GIVEN PROBLEM -> Print word for word the first line of the listing below and every line after it, through the line with "(1118,1102) ellipse [x radius=2.02cm, y radius=2.38cm];". Leave out the pictures and the rest.

RECORDED INFORMATION ->
┄┄┄┄┄┄┄┄┄┄┄┄┄┄┄┄┄┄┄┄

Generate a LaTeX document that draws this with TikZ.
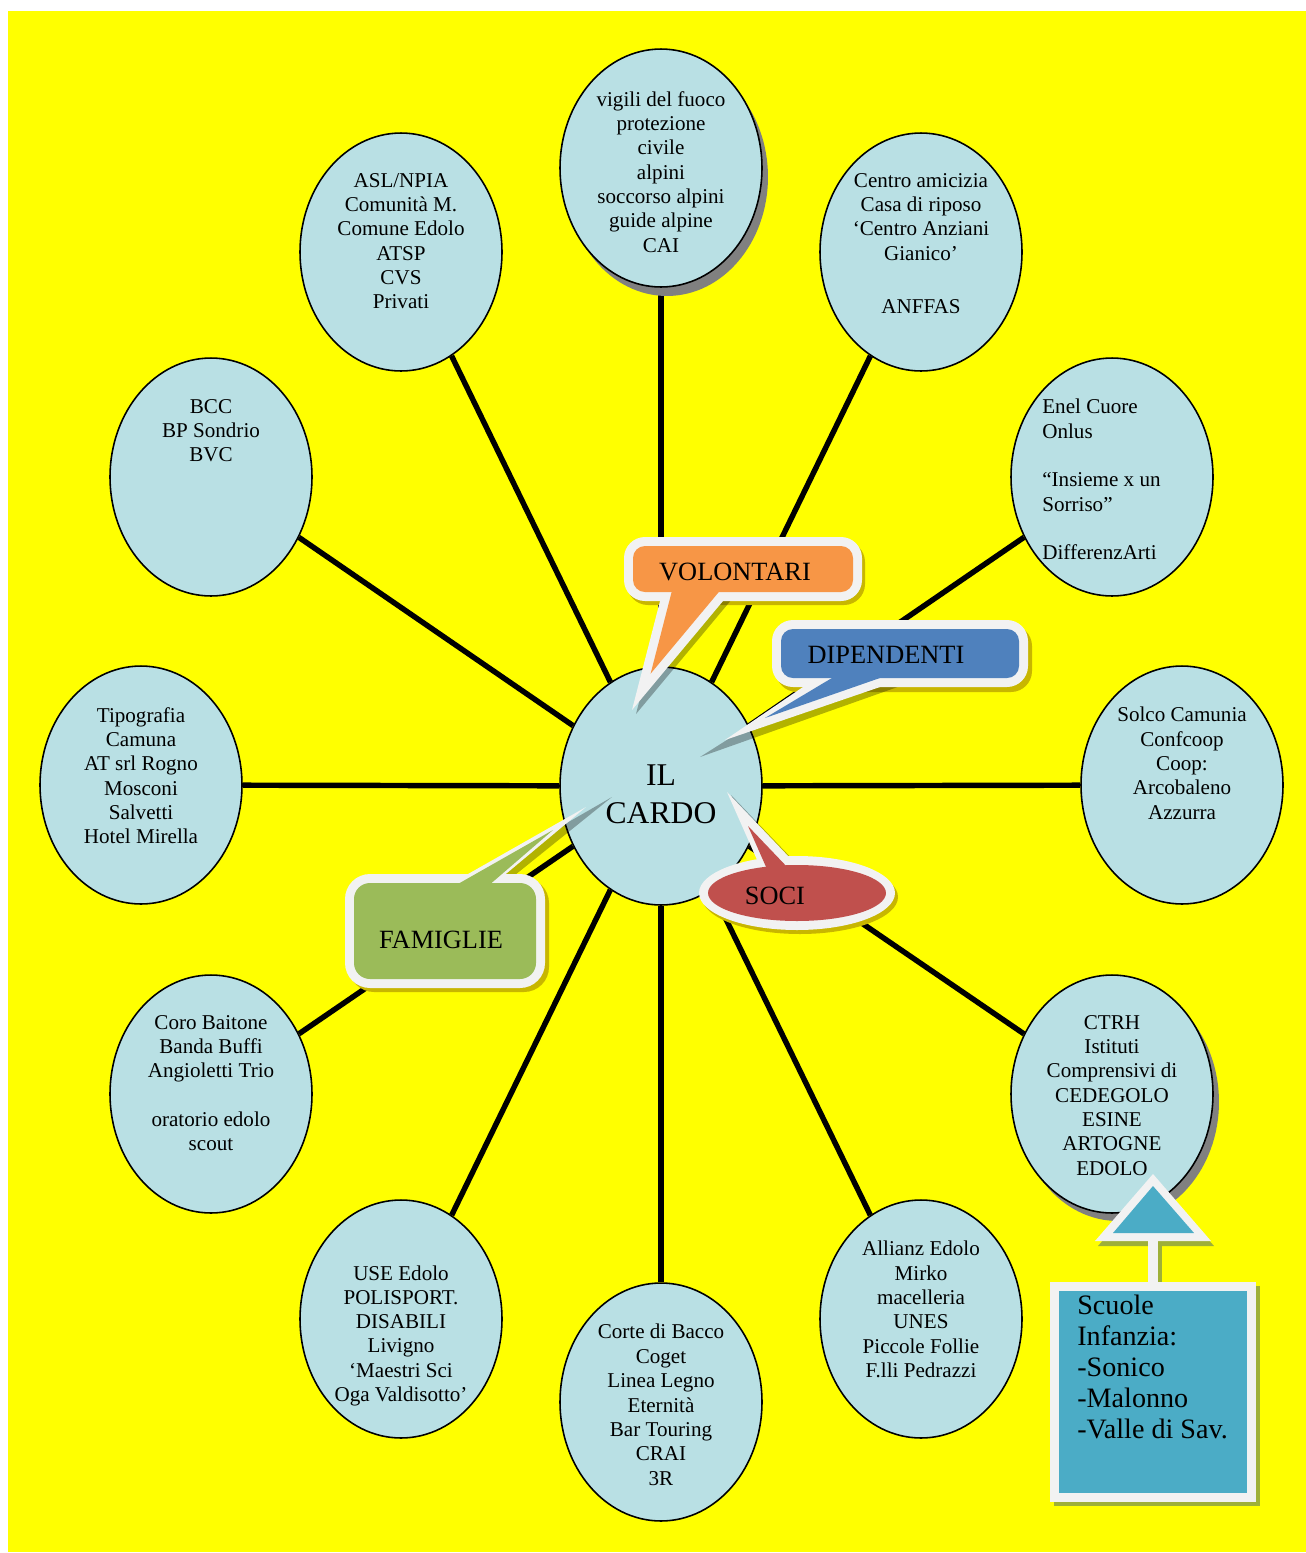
\documentclass[tikz,border=0pt]{standalone}
\usepackage{fontspec}
\setmainfont{Liberation Serif}
\usetikzlibrary{shapes.geometric}
\pgfdeclarelayer{bg}
\pgfsetlayers{bg,main}
\definecolor{bgyellow}{RGB}{255,255,0}
\definecolor{ellfill}{RGB}{185,224,228}
\definecolor{cwhite}{RGB}{242,242,242}
\definecolor{corange}{RGB}{247,150,70}
\definecolor{cblue}{RGB}{79,129,189}
\definecolor{cred}{RGB}{192,80,77}
\definecolor{cgreen}{RGB}{155,187,89}
\definecolor{cteal}{RGB}{75,172,198}
\definecolor{cshadow}{RGB}{200,182,0}
\definecolor{olivesh}{RGB}{158,176,56}
\definecolor{eshadow}{RGB}{128,128,128}
\begin{document}
\begin{tikzpicture}[x=0.02cm,y=-0.02cm,
  partner/.style={ellipse, draw=black, line width=0.9pt, fill=ellfill,
     minimum width=4.04cm, minimum height=4.76cm, inner sep=0pt},
  spoke/.style={line width=3.1pt, draw=black},
  ptext/.style={anchor=north, align=center, inner sep=0pt,
     font=\fontsize{12}{13.85}\selectfont, execute at begin node=\strut},
  ltext/.style={ptext, anchor=north west, align=left},
  ctext/.style={anchor=base, inner sep=0pt, font=\fontsize{15}{17}\selectfont},
  tailshadow/.style={fill=black, opacity=0.3},
]
\useasboundingbox (0,0) rectangle (1306,1553);
\begin{pgfonlayer}{bg}
\fill[bgyellow] (8,11) rectangle (1306,1552);
\end{pgfonlayer}

% ellipse shadows
\fill[eshadow] (667,177) ellipse [x radius=2.02cm, y radius=2.38cm];
\fill[eshadow] (1118,1102) ellipse [x radius=2.02cm, y radius=2.38cm];

% ellipses
\node[partner] (hub) at (661,786) {};
\node[partner] (e1) at (661,168) {};
\node[partner] (e2) at (401,252) {};
\node[partner] (e3) at (921,252) {};
\node[partner] (e4) at (211,477) {};
\node[partner] (e5) at (1112,477) {};
\node[partner] (e6) at (141,785) {};
\node[partner] (e7) at (1182,785) {};
\node[partner] (e8) at (211,1094) {};
\node[partner] (e9) at (1112,1094) {};
\node[partner] (e10) at (401,1319) {};
\node[partner] (e11) at (661,1402) {};
\node[partner] (e12) at (921,1319) {};

\begin{pgfonlayer}{bg}
\foreach \n in {e1,e2,e3,e4,e5,e6,e7,e8,e9,e10,e11,e12}
  \draw[spoke] (hub) -- (\n);
\end{pgfonlayer}

% texts
\node[ptext] (t1) at (661,91) {vigili del fuoco\\protezione\\civile\\alpini\\soccorso alpini\\guide alpine\\CAI};
\node[ptext] (t2) at (401,173) {ASL/NPIA\\Comunità M.\\Comune Edolo\\ATSP\\CVS\\Privati};
\node[ptext] (t3) at (921,173) {Centro amicizia\\Casa di riposo\\‘Centro Anziani\\Gianico’\\[16.5pt]ANFFAS};
\node[ptext] (t4) at (211,399) {BCC\\BP Sondrio\\BVC};
\node[ltext] (t5) at (1042,399) {Enel Cuore\\Onlus\\[13.85pt]“Insieme x un\\Sorriso”\\[13.85pt]DifferenzArti};
\node[ptext] (t6) at (141,707) {Tipografia\\Camuna\\AT srl Rogno\\Mosconi\\Salvetti\\Hotel Mirella};
\node[ptext] (t7) at (1182,707) {Solco Camunia\\Confcoop\\Coop:\\Arcobaleno\\Azzurra};
\node[ptext] (t8) at (211,1015) {Coro Baitone\\Banda Buffi\\Angioletti Trio\\[13.85pt]oratorio edolo\\scout};
\node[ptext] (t9) at (1112,1015) {CTRH\\Istituti\\Comprensivi di\\CEDEGOLO\\ESINE\\ARTOGNE\\EDOLO};
\node[ptext] (t10) at (401,1265) {USE Edolo\\POLISPORT.\\DISABILI\\Livigno\\‘Maestri Sci\\Oga Valdisotto’};
\node[ptext] (t11) at (661,1324) {Corte di Bacco\\Coget\\Linea Legno\\Eternità\\Bar Touring\\CRAI\\3R};
\node[ptext] (t12) at (921,1241) {Allianz Edolo\\Mirko\\macelleria\\UNES\\Piccole Follie\\F.lli Pedrazzi};
\node[ptext, font=\fontsize{18}{21.5}\selectfont] (hubtxt) at (661,764.5) {IL\\CARDO};

% VOLONTARI callout
\fill[cshadow, rounded corners=0.42cm] (627,541) rectangle (865,605);
\fill[tailshadow] (636,714) -- (670.7,579) -- (748.7,579) -- cycle;
\fill[cwhite, rounded corners=0.42cm] (624,537) rectangle (862,601);
\fill[cwhite] (632,710) -- (666.7,575) -- (744.7,575) -- cycle;
\fill[corange, rounded corners=0.24cm] (633,546) rectangle (853,592);
\fill[corange] (650.6,673.7) -- (676,575) -- (733,575) -- cycle;
\node[ctext] (volt) at (735,580) {VOLONTARI};

% DIPENDENTI callout
\fill[cshadow, rounded corners=0.42cm] (776,625) rectangle (1032,692);
\fill[tailshadow] (700,757) -- (842,667) -- (954,667) -- cycle;
\fill[cwhite, rounded corners=0.42cm] (772,620) rectangle (1028,687);
\fill[cwhite] (725,740) -- (838.3,663) -- (950.2,663) -- cycle;
\fill[cblue, rounded corners=0.24cm] (781,629) rectangle (1019,678);
\fill[cblue] (765,718) -- (857,663) -- (923,663) -- cycle;
\node[ctext] (dipt) at (886,663) {DIPENDENTI};

% SOCI callout
\fill[cshadow] (800,897) ellipse [x radius=1.96cm, y radius=0.74cm];
\fill[tailshadow] (731,795) -- (772,888) -- (820,888) -- cycle;
\fill[cwhite] (797,893) ellipse [x radius=1.96cm, y radius=0.74cm];
\fill[cwhite] (727,792) -- (768.2,885) -- (815.8,885) -- cycle;
\fill[cred] (797,893) ellipse [x radius=1.78cm, y radius=0.56cm];
\fill[cred] (748,826) -- (774,885) -- (804.3,885) -- cycle;
\node[ctext] (socit) at (775,904) {SOCI};

% FAMIGLIE callout
\fill[cshadow, rounded corners=0.5cm] (349,878) rectangle (549,992);
\fill[tailshadow] (612,797) -- (417.5,909) -- (472.7,909) -- cycle;
\fill[cwhite, rounded corners=0.5cm] (345,874) rectangle (545,988);
\fill[cwhite] (586,807) -- (413.5,905) -- (468.7,905) -- cycle;
\fill[cgreen, rounded corners=0.32cm] (354,883) rectangle (536,979);
\fill[cgreen] (553,830) -- (421,905) -- (466,905) -- cycle;
\node[ctext] (famt) at (441,948) {FAMIGLIE};

% Scuole box with up arrow
\fill[olivesh] (1054,1286) rectangle (1260,1506);
\fill[olivesh] (1153,1241) rectangle (1162,1282);
\fill[olivesh] (1156,1179) -- (1098,1246) -- (1214,1246) -- cycle;
\node[draw=cwhite, fill=cteal, line width=5.1pt, minimum width=3.94cm,
      minimum height=4.22cm, inner sep=0pt, outer sep=0pt] (scuole) at (1153,1392) {};
\coordinate (tribase) at (1153,1241);
\draw[cwhite, line width=5.67pt] (scuole.north) -- (tribase);
\fill[cwhite] (1153,1174) -- (1095,1241) -- (1211,1241) -- cycle;
\fill[cteal] (1153,1186) -- (1113,1233) -- (1194,1233) -- cycle;
\node[anchor=north west, align=left, inner sep=0pt, font=\fontsize{16}{17.6}\selectfont,
      execute at begin node=\strut] (scuoletxt) at (1077,1295)
      {Scuole\\Infanzia:\\-Sonico\\-Malonno\\-Valle di Sav.};
\end{tikzpicture}
\end{document}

┄┄┄┄┄┄┄┄┄┄┄┄┄┄┄┄┄┄┄┄

THE REPLY ->
Generate a LaTeX document that draws this with TikZ.
\documentclass[tikz,border=0pt]{standalone}
\usepackage{fontspec}
\setmainfont{Liberation Serif}
\usetikzlibrary{shapes.geometric}
\pgfdeclarelayer{bg}
\pgfsetlayers{bg,main}
\definecolor{bgyellow}{RGB}{255,255,0}
\definecolor{ellfill}{RGB}{185,224,228}
\definecolor{cwhite}{RGB}{242,242,242}
\definecolor{corange}{RGB}{247,150,70}
\definecolor{cblue}{RGB}{79,129,189}
\definecolor{cred}{RGB}{192,80,77}
\definecolor{cgreen}{RGB}{155,187,89}
\definecolor{cteal}{RGB}{75,172,198}
\definecolor{cshadow}{RGB}{200,182,0}
\definecolor{olivesh}{RGB}{158,176,56}
\definecolor{eshadow}{RGB}{128,128,128}
\begin{document}
\begin{tikzpicture}[x=0.02cm,y=-0.02cm,
  partner/.style={ellipse, draw=black, line width=0.9pt, fill=ellfill,
     minimum width=4.04cm, minimum height=4.76cm, inner sep=0pt},
  spoke/.style={line width=3.1pt, draw=black},
  ptext/.style={anchor=north, align=center, inner sep=0pt,
     font=\fontsize{12}{13.85}\selectfont, execute at begin node=\strut},
  ltext/.style={ptext, anchor=north west, align=left},
  ctext/.style={anchor=base, inner sep=0pt, font=\fontsize{15}{17}\selectfont},
  tailshadow/.style={fill=black, opacity=0.3},
]
\useasboundingbox (0,0) rectangle (1306,1553);
\begin{pgfonlayer}{bg}
\fill[bgyellow] (8,11) rectangle (1306,1552);
\end{pgfonlayer}

% ellipse shadows
\fill[eshadow] (667,177) ellipse [x radius=2.02cm, y radius=2.38cm];
\fill[eshadow] (1118,1102) ellipse [x radius=2.02cm, y radius=2.38cm];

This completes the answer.